[Entries with chart source code]
-- start --
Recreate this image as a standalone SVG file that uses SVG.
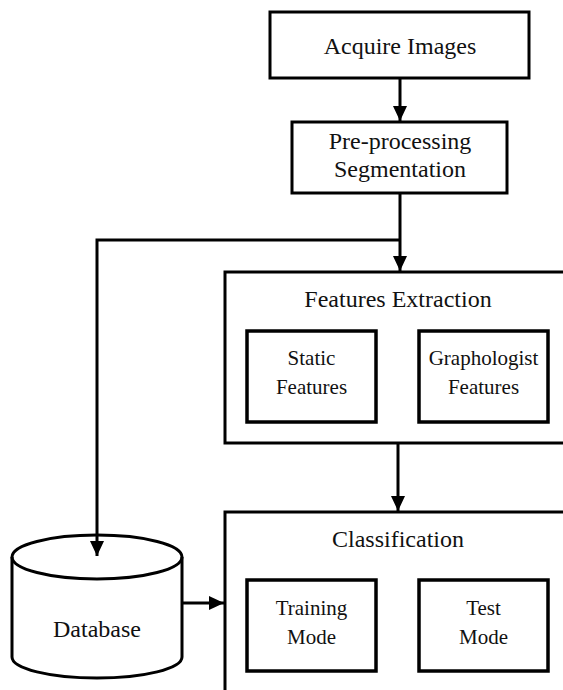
<svg xmlns="http://www.w3.org/2000/svg" width="563" height="690" viewBox="0 0 563 690">
<style>
.box{fill:#fff;stroke:#000;stroke-width:3}
.in{fill:#fff;stroke:#000;stroke-width:3.5}
.t{font-size:24px;fill:#111;text-anchor:middle}
.s{font-size:21px;fill:#111;text-anchor:middle}
.c{fill:none;stroke:#000;stroke-width:3}
</style>
<defs>
<marker id="ah" markerUnits="userSpaceOnUse" markerWidth="16" markerHeight="16" viewBox="0 0 16 16" refX="15" refY="8" orient="auto">
<path d="M0,1 L15,8 L0,15 Z" fill="#000"/>
</marker>
</defs>
<rect width="563" height="690" fill="#fff"/>
<g id="acquire">
<rect class="box" x="270" y="12" width="259" height="66"/>
<text class="t" font-family="Liberation Serif" x="400" y="54">Acquire Images</text>
</g>
<g id="preprocessing">
<rect class="box" x="292" y="122" width="215" height="71"/>
<text class="t" font-family="Liberation Serif" x="400" y="149">Pre-processing</text>
<text class="t" font-family="Liberation Serif" x="400" y="177">Segmentation</text>
</g>
<g id="features">
<rect class="box" x="225" y="272" width="345" height="171"/>
<text class="t" font-family="Liberation Serif" x="398" y="307">Features Extraction</text>
<g id="static">
<rect class="in" x="247" y="331" width="129" height="91"/>
<text class="s" font-family="Liberation Serif" x="311.5" y="365">Static</text>
<text class="s" font-family="Liberation Serif" x="311.5" y="394">Features</text>
</g>
<g id="graphologist">
<rect class="in" x="419" y="331" width="129" height="91"/>
<text class="s" font-family="Liberation Serif" x="483.5" y="365">Graphologist</text>
<text class="s" font-family="Liberation Serif" x="483.5" y="394">Features</text>
</g>
</g>
<g id="classification">
<rect class="box" x="225" y="512" width="345" height="200"/>
<text class="t" font-family="Liberation Serif" x="398" y="547">Classification</text>
<g id="training">
<rect class="in" x="247" y="580" width="129" height="91"/>
<text class="s" font-family="Liberation Serif" x="311.5" y="615">Training</text>
<text class="s" font-family="Liberation Serif" x="311.5" y="644">Mode</text>
</g>
<g id="test">
<rect class="in" x="419" y="580" width="129" height="91"/>
<text class="s" font-family="Liberation Serif" x="483.5" y="615">Test</text>
<text class="s" font-family="Liberation Serif" x="483.5" y="644">Mode</text>
</g>
</g>
<g id="database">
<path class="box" d="M12,557 L12,657 A85,21 0 0 0 182,657 L182,557 A85,22 0 0 0 12,557 Z"/>
<path class="c" d="M12,557 A85,22 0 0 0 182,557"/>
<text class="t" font-family="Liberation Serif" x="97" y="637">Database</text>
</g>
<g id="connectors">
<path class="c" d="M400,78 L400,121" marker-end="url(#ah)"/>
<path class="c" d="M400,193 L400,271" marker-end="url(#ah)"/>
<path class="c" d="M400,240 L97,240 L97,556" marker-end="url(#ah)"/>
<path class="c" d="M398,443 L398,511" marker-end="url(#ah)"/>
<path class="c" d="M182,603 L224,603" marker-end="url(#ah)"/>
</g>
</svg>
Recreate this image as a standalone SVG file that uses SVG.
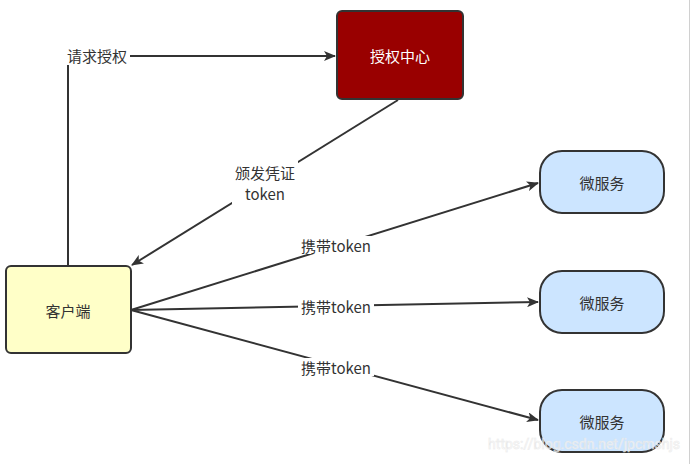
<svg xmlns="http://www.w3.org/2000/svg" width="695" height="464" viewBox="0 0 695 464">
<defs>
<style>
.n{stroke:#333;stroke-width:2}
.t{font-family:"Microsoft YaHei","Noto Sans CJK SC",sans-serif;font-size:15px;text-anchor:middle;dominant-baseline:central;fill:#333}
.c{fill:none;stroke:#333;stroke-width:2}
.lb{fill:#fff}
</style>
<marker id="a" viewBox="0 0 12 10" refX="11" refY="5" markerWidth="12" markerHeight="10" markerUnits="userSpaceOnUse" orient="auto">
<path d="M0,0 L12,5 L0,10 L3,5 Z" fill="#333"/>
</marker>
</defs>
<rect width="695" height="464" fill="#fff"/>
<line x1="689.5" y1="0" x2="689.5" y2="464" stroke="#d0d0d0" stroke-width="1"/>
<g id="connectors">
<polyline class="c" points="68,266 68,56 335,56" marker-end="url(#a)"/>
<line class="c" x1="398" y1="100" x2="132" y2="265" marker-end="url(#a)"/>
<line class="c" x1="131" y1="310" x2="538" y2="183" marker-end="url(#a)"/>
<line class="c" x1="131" y1="310" x2="538" y2="302" marker-end="url(#a)"/>
<line class="c" x1="131" y1="310" x2="538" y2="420" marker-end="url(#a)"/>
<rect class="lb" x="65" y="47" width="65" height="18"/>
<text class="t" x="97" y="55">请求授权</text>
<rect class="lb" x="232" y="160" width="66" height="44"/>
<text class="t" x="265" y="172">颁发凭证</text>
<text class="t" x="265" y="193">token</text>
<rect class="lb" x="298" y="236" width="76" height="18"/>
<text class="t" x="336" y="245">携带token</text>
<rect class="lb" x="298" y="297" width="76" height="18"/>
<text class="t" x="336" y="306">携带token</text>
<rect class="lb" x="298" y="358" width="76" height="18"/>
<text class="t" x="336" y="367">携带token</text>
</g>
<g id="auth">
<rect class="n" x="337" y="11" width="126" height="88" rx="5" fill="#990000"/>
<text class="t" x="400" y="55" style="fill:#fff">授权中心</text>
</g>
<g id="client">
<rect class="n" x="6" y="266" width="125" height="87" rx="5" fill="#ffffc8"/>
<text class="t" x="68" y="310">客户端</text>
</g>
<g id="ms1">
<rect class="n" x="540" y="151" width="124" height="62" rx="22" fill="#cce5ff"/>
<text class="t" x="602" y="182">微服务</text>
</g>
<g id="ms2">
<rect class="n" x="540" y="271" width="124" height="62" rx="22" fill="#cce5ff"/>
<text class="t" x="602" y="302">微服务</text>
</g>
<g id="ms3">
<rect class="n" x="540" y="390" width="124" height="62" rx="22" fill="#cce5ff"/>
<text class="t" x="602" y="421">微服务</text>
</g>
<text x="680" y="444" style="font-family:Roboto,'Liberation Sans',sans-serif;font-size:14px;text-anchor:end;dominant-baseline:central;fill:#fff;stroke:#e6e6e6;stroke-width:0.6;opacity:0.8">https://blog.csdn.net/jpcmshjs</text>
</svg>
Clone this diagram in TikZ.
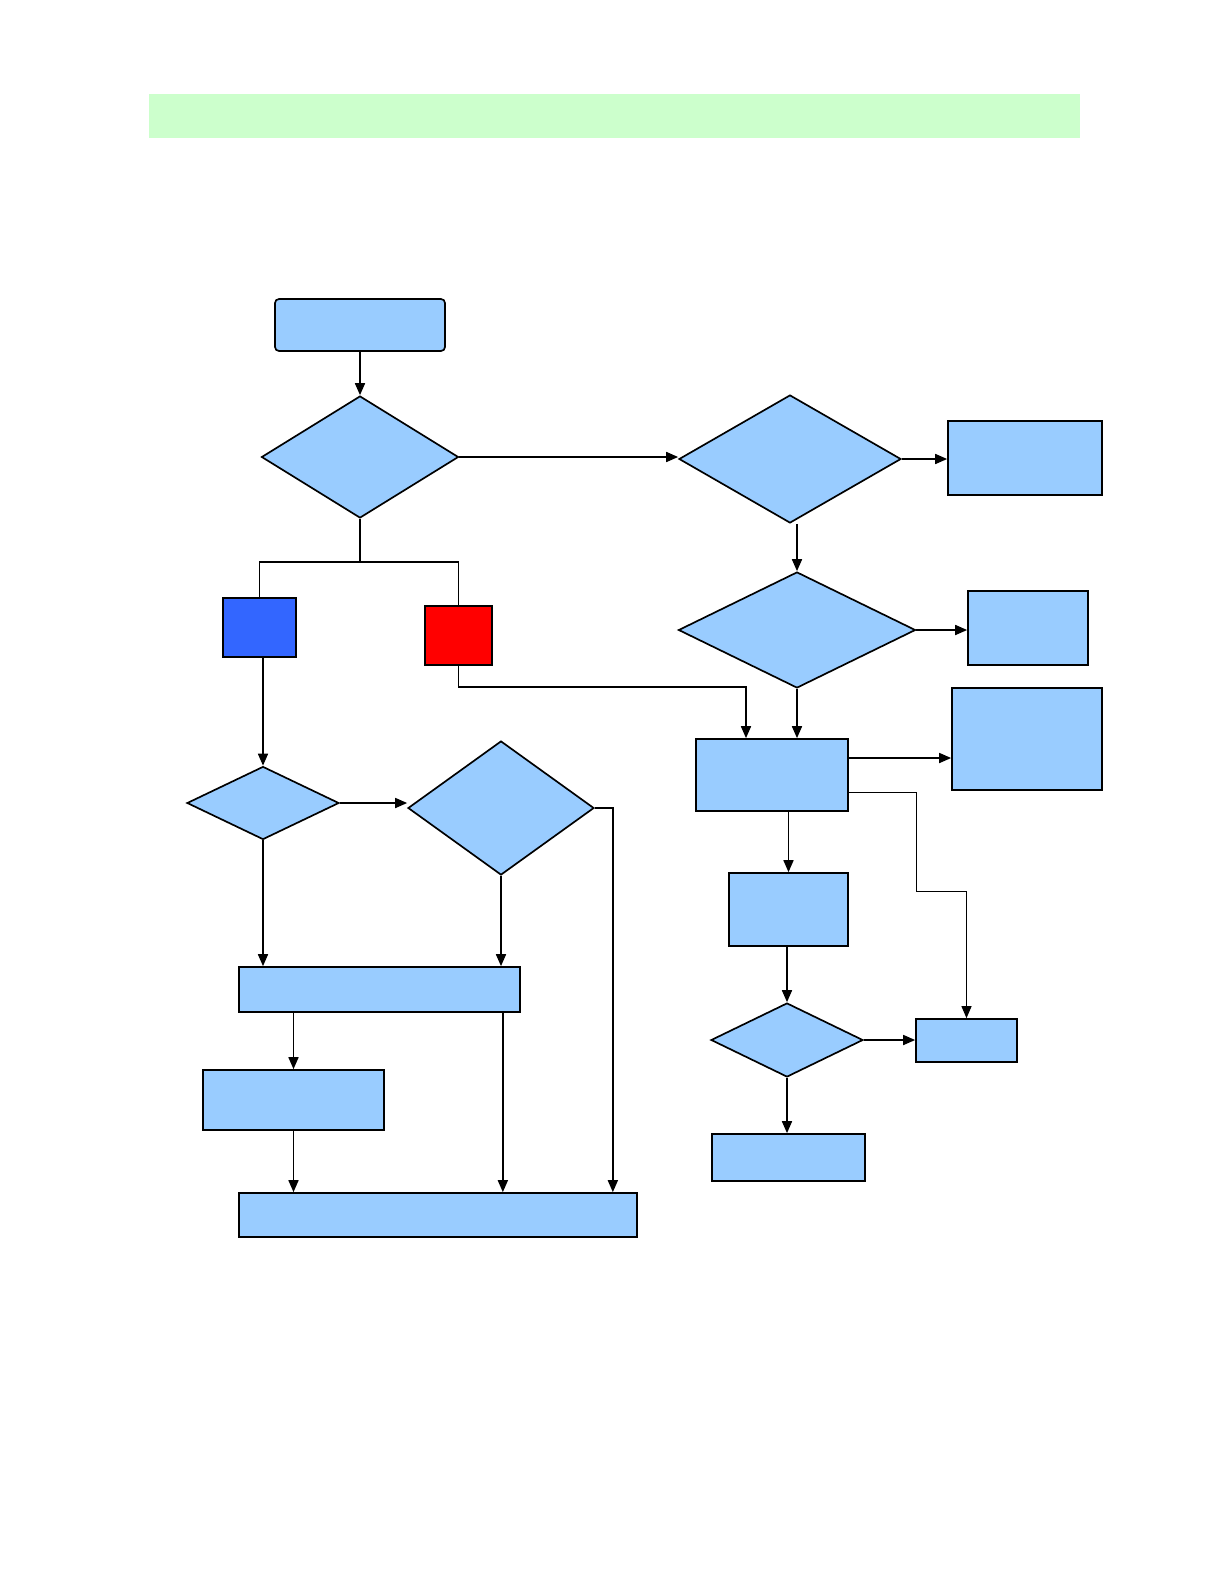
-- end --
Print the complete listing exactly, apart from any pictures.

Recreate this image as a standalone SVG file that uses SVG.
<svg xmlns="http://www.w3.org/2000/svg" width="563" height="690" viewBox="0 0 563 690">
<style>
.box{fill:#fff;stroke:#000;stroke-width:3}
.in{fill:#fff;stroke:#000;stroke-width:3.5}
.t{font-size:24px;fill:#111;text-anchor:middle}
.s{font-size:21px;fill:#111;text-anchor:middle}
.c{fill:none;stroke:#000;stroke-width:3}
</style>
<defs>
<marker id="ah" markerUnits="userSpaceOnUse" markerWidth="16" markerHeight="16" viewBox="0 0 16 16" refX="15" refY="8" orient="auto">
<path d="M0,1 L15,8 L0,15 Z" fill="#000"/>
</marker>
</defs>
<rect width="563" height="690" fill="#fff"/>
<g id="acquire">
<rect class="box" x="270" y="12" width="259" height="66"/>
<text class="t" font-family="Liberation Serif" x="400" y="54">Acquire Images</text>
</g>
<g id="preprocessing">
<rect class="box" x="292" y="122" width="215" height="71"/>
<text class="t" font-family="Liberation Serif" x="400" y="149">Pre-processing</text>
<text class="t" font-family="Liberation Serif" x="400" y="177">Segmentation</text>
</g>
<g id="features">
<rect class="box" x="225" y="272" width="345" height="171"/>
<text class="t" font-family="Liberation Serif" x="398" y="307">Features Extraction</text>
<g id="static">
<rect class="in" x="247" y="331" width="129" height="91"/>
<text class="s" font-family="Liberation Serif" x="311.5" y="365">Static</text>
<text class="s" font-family="Liberation Serif" x="311.5" y="394">Features</text>
</g>
<g id="graphologist">
<rect class="in" x="419" y="331" width="129" height="91"/>
<text class="s" font-family="Liberation Serif" x="483.5" y="365">Graphologist</text>
<text class="s" font-family="Liberation Serif" x="483.5" y="394">Features</text>
</g>
</g>
<g id="classification">
<rect class="box" x="225" y="512" width="345" height="200"/>
<text class="t" font-family="Liberation Serif" x="398" y="547">Classification</text>
<g id="training">
<rect class="in" x="247" y="580" width="129" height="91"/>
<text class="s" font-family="Liberation Serif" x="311.5" y="615">Training</text>
<text class="s" font-family="Liberation Serif" x="311.5" y="644">Mode</text>
</g>
<g id="test">
<rect class="in" x="419" y="580" width="129" height="91"/>
<text class="s" font-family="Liberation Serif" x="483.5" y="615">Test</text>
<text class="s" font-family="Liberation Serif" x="483.5" y="644">Mode</text>
</g>
</g>
<g id="database">
<path class="box" d="M12,557 L12,657 A85,21 0 0 0 182,657 L182,557 A85,22 0 0 0 12,557 Z"/>
<path class="c" d="M12,557 A85,22 0 0 0 182,557"/>
<text class="t" font-family="Liberation Serif" x="97" y="637">Database</text>
</g>
<g id="connectors">
<path class="c" d="M400,78 L400,121" marker-end="url(#ah)"/>
<path class="c" d="M400,193 L400,271" marker-end="url(#ah)"/>
<path class="c" d="M400,240 L97,240 L97,556" marker-end="url(#ah)"/>
<path class="c" d="M398,443 L398,511" marker-end="url(#ah)"/>
<path class="c" d="M182,603 L224,603" marker-end="url(#ah)"/>
</g>
</svg>
Recreate this image as a standalone SVG file that uses SVG.
<svg xmlns="http://www.w3.org/2000/svg" width="695" height="464" viewBox="0 0 695 464">
<defs>
<style>
.n{stroke:#333;stroke-width:2}
.t{font-family:"Microsoft YaHei","Noto Sans CJK SC",sans-serif;font-size:15px;text-anchor:middle;dominant-baseline:central;fill:#333}
.c{fill:none;stroke:#333;stroke-width:2}
.lb{fill:#fff}
</style>
<marker id="a" viewBox="0 0 12 10" refX="11" refY="5" markerWidth="12" markerHeight="10" markerUnits="userSpaceOnUse" orient="auto">
<path d="M0,0 L12,5 L0,10 L3,5 Z" fill="#333"/>
</marker>
</defs>
<rect width="695" height="464" fill="#fff"/>
<line x1="689.5" y1="0" x2="689.5" y2="464" stroke="#d0d0d0" stroke-width="1"/>
<g id="connectors">
<polyline class="c" points="68,266 68,56 335,56" marker-end="url(#a)"/>
<line class="c" x1="398" y1="100" x2="132" y2="265" marker-end="url(#a)"/>
<line class="c" x1="131" y1="310" x2="538" y2="183" marker-end="url(#a)"/>
<line class="c" x1="131" y1="310" x2="538" y2="302" marker-end="url(#a)"/>
<line class="c" x1="131" y1="310" x2="538" y2="420" marker-end="url(#a)"/>
<rect class="lb" x="65" y="47" width="65" height="18"/>
<text class="t" x="97" y="55">请求授权</text>
<rect class="lb" x="232" y="160" width="66" height="44"/>
<text class="t" x="265" y="172">颁发凭证</text>
<text class="t" x="265" y="193">token</text>
<rect class="lb" x="298" y="236" width="76" height="18"/>
<text class="t" x="336" y="245">携带token</text>
<rect class="lb" x="298" y="297" width="76" height="18"/>
<text class="t" x="336" y="306">携带token</text>
<rect class="lb" x="298" y="358" width="76" height="18"/>
<text class="t" x="336" y="367">携带token</text>
</g>
<g id="auth">
<rect class="n" x="337" y="11" width="126" height="88" rx="5" fill="#990000"/>
<text class="t" x="400" y="55" style="fill:#fff">授权中心</text>
</g>
<g id="client">
<rect class="n" x="6" y="266" width="125" height="87" rx="5" fill="#ffffc8"/>
<text class="t" x="68" y="310">客户端</text>
</g>
<g id="ms1">
<rect class="n" x="540" y="151" width="124" height="62" rx="22" fill="#cce5ff"/>
<text class="t" x="602" y="182">微服务</text>
</g>
<g id="ms2">
<rect class="n" x="540" y="271" width="124" height="62" rx="22" fill="#cce5ff"/>
<text class="t" x="602" y="302">微服务</text>
</g>
<g id="ms3">
<rect class="n" x="540" y="390" width="124" height="62" rx="22" fill="#cce5ff"/>
<text class="t" x="602" y="421">微服务</text>
</g>
<text x="680" y="444" style="font-family:Roboto,'Liberation Sans',sans-serif;font-size:14px;text-anchor:end;dominant-baseline:central;fill:#fff;stroke:#e6e6e6;stroke-width:0.6;opacity:0.8">https://blog.csdn.net/jpcmshjs</text>
</svg>
Clone this diagram in TikZ.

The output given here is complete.